TO BE DONE: Restate all the material verbatim, except for the pictures.

PROVIDED DATA:
┄┄┄┄┄┄┄┄┄┄
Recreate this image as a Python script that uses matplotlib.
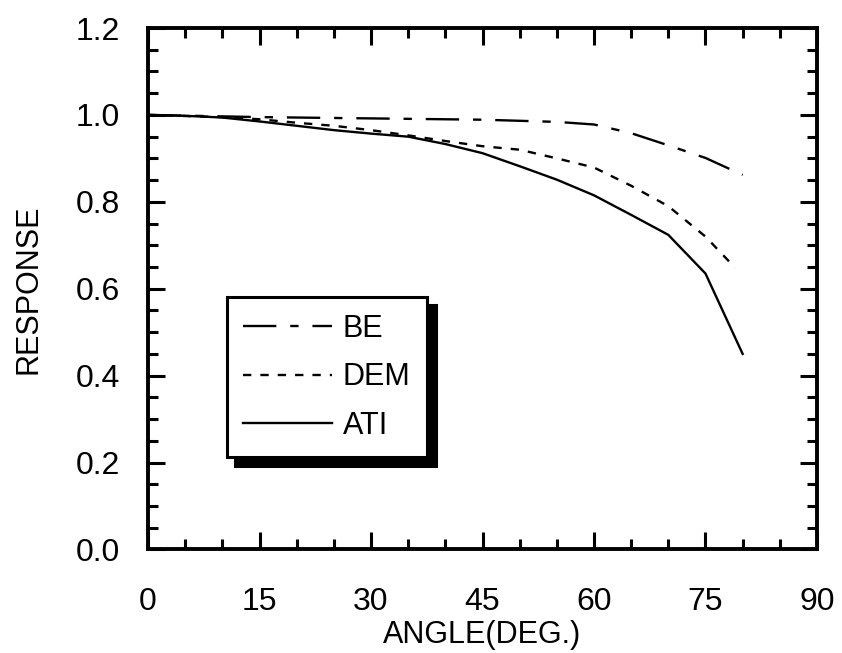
import matplotlib
matplotlib.use("Agg")
from matplotlib import pyplot as plt
from matplotlib.ticker import MultipleLocator

# Data
angle_be = [0, 15, 30, 45, 55, 60, 65, 70, 75, 80]
resp_be = [1.0, 0.995, 0.992, 0.989, 0.984, 0.978, 0.958, 0.930, 0.901, 0.862]

angle_dem = [0, 10, 15, 20, 25, 30, 35, 40, 45, 50, 55, 60, 65, 70, 75, 79]
resp_dem = [1.0, 0.995, 0.990, 0.982, 0.975, 0.965, 0.953, 0.940, 0.928, 0.920,
            0.900, 0.879, 0.837, 0.790, 0.720, 0.648]

angle_ati = [0, 5, 10, 15, 20, 25, 30, 35, 40, 45, 50, 55, 60, 65, 70, 75, 80]
resp_ati = [1.0, 0.998, 0.994, 0.985, 0.975, 0.965, 0.957, 0.950, 0.933, 0.912,
            0.882, 0.851, 0.815, 0.770, 0.724, 0.635, 0.45]

x_ticks = [0, 15, 30, 45, 60, 75, 90]
y_ticks = [0.0, 0.2, 0.4, 0.6, 0.8, 1.0, 1.2]

plt.rcParams["font.family"] = ["Liberation Sans", "DejaVu Sans"]
plt.rcParams["lines.scale_dashes"] = False

fig = plt.figure(figsize=(8.42, 6.53), dpi=100)
ax = fig.add_axes([0.1758, 0.1585, 0.7945, 0.7986])

ax.plot(angle_be, resp_be, color="black", linewidth=1.7,
        linestyle=(0, (24, 10, 6, 10)), label="BE")
ax.plot(angle_dem, resp_dem, color="black", linewidth=1.7,
        linestyle=(0, (6, 6.5)), label="DEM")
ax.plot(angle_ati, resp_ati, color="black", linewidth=1.7, label="ATI")

ax.set_xlim(0, 90)
ax.set_ylim(0, 1.2)
ax.set_xticks(x_ticks)
ax.set_xticklabels([str(v) for v in x_ticks])
ax.set_yticks(y_ticks)
ax.set_yticklabels(["%.1f" % v for v in y_ticks])
ax.xaxis.set_minor_locator(MultipleLocator(5))
ax.yaxis.set_minor_locator(MultipleLocator(0.05))

ax.tick_params(which="both", direction="in", top=True, right=True, width=2.2,
               labelsize=23, color="black")
ax.tick_params(which="major", length=12.5)
ax.tick_params(which="minor", length=7)
ax.tick_params(axis="x", which="major", pad=27)
ax.tick_params(axis="y", which="major", pad=20)
for s in ax.spines.values():
    s.set_linewidth(2.8)

ax.set_xlabel("ANGLE(DEG.)", fontsize=22)
ax.set_ylabel("RESPONSE", fontsize=22)
ax.xaxis.set_label_coords(0.5, -0.135)
ax.yaxis.set_label_coords(-0.156, 0.5)

leg = ax.legend(loc="upper left", bbox_to_anchor=(0.1176, 0.484),
                borderaxespad=0, fancybox=False, frameon=True,
                shadow={"color": "black", "alpha": 1.0, "ox": 6, "oy": -6},
                edgecolor="black", framealpha=1, handlelength=2.9,
                handletextpad=0.35, labelspacing=0.6, borderpad=0.55,
                prop={"size": 22})
leg.get_frame().set_linewidth(2.2)

fig.savefig("out.png", dpi=100)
┄┄┄┄┄┄┄┄┄┄
OUTPUT BELOW:
Recreate this image as a Python script that uses matplotlib.
import matplotlib
matplotlib.use("Agg")
from matplotlib import pyplot as plt
from matplotlib.ticker import MultipleLocator

# Data
angle_be = [0, 15, 30, 45, 55, 60, 65, 70, 75, 80]
resp_be = [1.0, 0.995, 0.992, 0.989, 0.984, 0.978, 0.958, 0.930, 0.901, 0.862]

angle_dem = [0, 10, 15, 20, 25, 30, 35, 40, 45, 50, 55, 60, 65, 70, 75, 79]
resp_dem = [1.0, 0.995, 0.990, 0.982, 0.975, 0.965, 0.953, 0.940, 0.928, 0.920,
            0.900, 0.879, 0.837, 0.790, 0.720, 0.648]

angle_ati = [0, 5, 10, 15, 20, 25, 30, 35, 40, 45, 50, 55, 60, 65, 70, 75, 80]
resp_ati = [1.0, 0.998, 0.994, 0.985, 0.975, 0.965, 0.957, 0.950, 0.933, 0.912,
            0.882, 0.851, 0.815, 0.770, 0.724, 0.635, 0.45]

x_ticks = [0, 15, 30, 45, 60, 75, 90]
y_ticks = [0.0, 0.2, 0.4, 0.6, 0.8, 1.0, 1.2]

plt.rcParams["font.family"] = ["Liberation Sans", "DejaVu Sans"]
plt.rcParams["lines.scale_dashes"] = False

fig = plt.figure(figsize=(8.42, 6.53), dpi=100)
ax = fig.add_axes([0.1758, 0.1585, 0.7945, 0.7986])

ax.plot(angle_be, resp_be, color="black", linewidth=1.7,
        linestyle=(0, (24, 10, 6, 10)), label="BE")
ax.plot(angle_dem, resp_dem, color="black", linewidth=1.7,
        linestyle=(0, (6, 6.5)), label="DEM")
ax.plot(angle_ati, resp_ati, color="black", linewidth=1.7, label="ATI")

ax.set_xlim(0, 90)
ax.set_ylim(0, 1.2)
ax.set_xticks(x_ticks)
ax.set_xticklabels([str(v) for v in x_ticks])
ax.set_yticks(y_ticks)
ax.set_yticklabels(["%.1f" % v for v in y_ticks])
ax.xaxis.set_minor_locator(MultipleLocator(5))
ax.yaxis.set_minor_locator(MultipleLocator(0.05))

ax.tick_params(which="both", direction="in", top=True, right=True, width=2.2,
               labelsize=23, color="black")
ax.tick_params(which="major", length=12.5)
ax.tick_params(which="minor", length=7)
ax.tick_params(axis="x", which="major", pad=27)
ax.tick_params(axis="y", which="major", pad=20)
for s in ax.spines.values():
    s.set_linewidth(2.8)

ax.set_xlabel("ANGLE(DEG.)", fontsize=22)
ax.set_ylabel("RESPONSE", fontsize=22)
ax.xaxis.set_label_coords(0.5, -0.135)
ax.yaxis.set_label_coords(-0.156, 0.5)

leg = ax.legend(loc="upper left", bbox_to_anchor=(0.1176, 0.484),
                borderaxespad=0, fancybox=False, frameon=True,
                shadow={"color": "black", "alpha": 1.0, "ox": 6, "oy": -6},
                edgecolor="black", framealpha=1, handlelength=2.9,
                handletextpad=0.35, labelspacing=0.6, borderpad=0.55,
                prop={"size": 22})
leg.get_frame().set_linewidth(2.2)

fig.savefig("out.png", dpi=100)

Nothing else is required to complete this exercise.